The brook trout are clearly spawning, with their ruddy undersides and yellow and red spotting easily visible in the shallow beaver-engineered ponds where they’re congregated.

The otters are “damn smart,” Mayo said. They faithfully show up to take advantage of the usually wary fish, which become easy pickings come the spawn.

“More or less every time they go under, they come up with a fish,” Greenberg said. “Sometimes they’ll come up and just eat them in the water, and sometimes they’ll come up on land and eat.”

“They are voracious,” she said. “And they eat a lot.”

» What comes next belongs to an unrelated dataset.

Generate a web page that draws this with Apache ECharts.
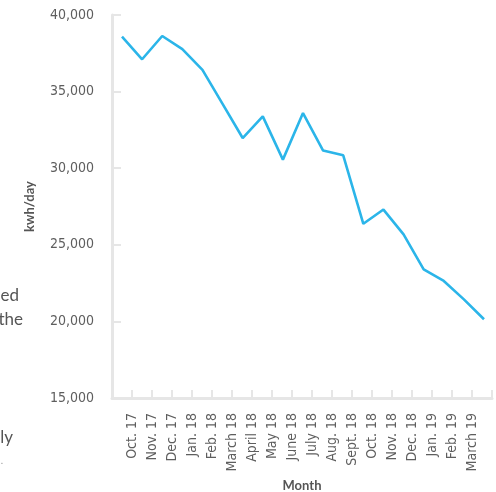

Yes they do. Hey did you happen to notice in your frame-snapping frenzy, WHERE they’re eating a lot? My goodness it appears to be a beaver pond where all those brook trout are gathered. Gosh I wonder WHY they meet up there? I mean is it some kind of salmonid singles club?

 
Or could it be that beaver-engineered ponds make ideal habitat for babies to grow up? What with all those tastey invertebrates. And nice deep pools that don’t freeze solid in the winter where trout can thrive? Hey maybe you should be writing an article about THAT or photographing that doncha think?
 
But otters are cute. And you know how they sled in snow. It’s adorable! And so slinky. Lets write about them. Again and again instead of the brawny backed-engineers these ponds are made by. Because cute is more important than engineering.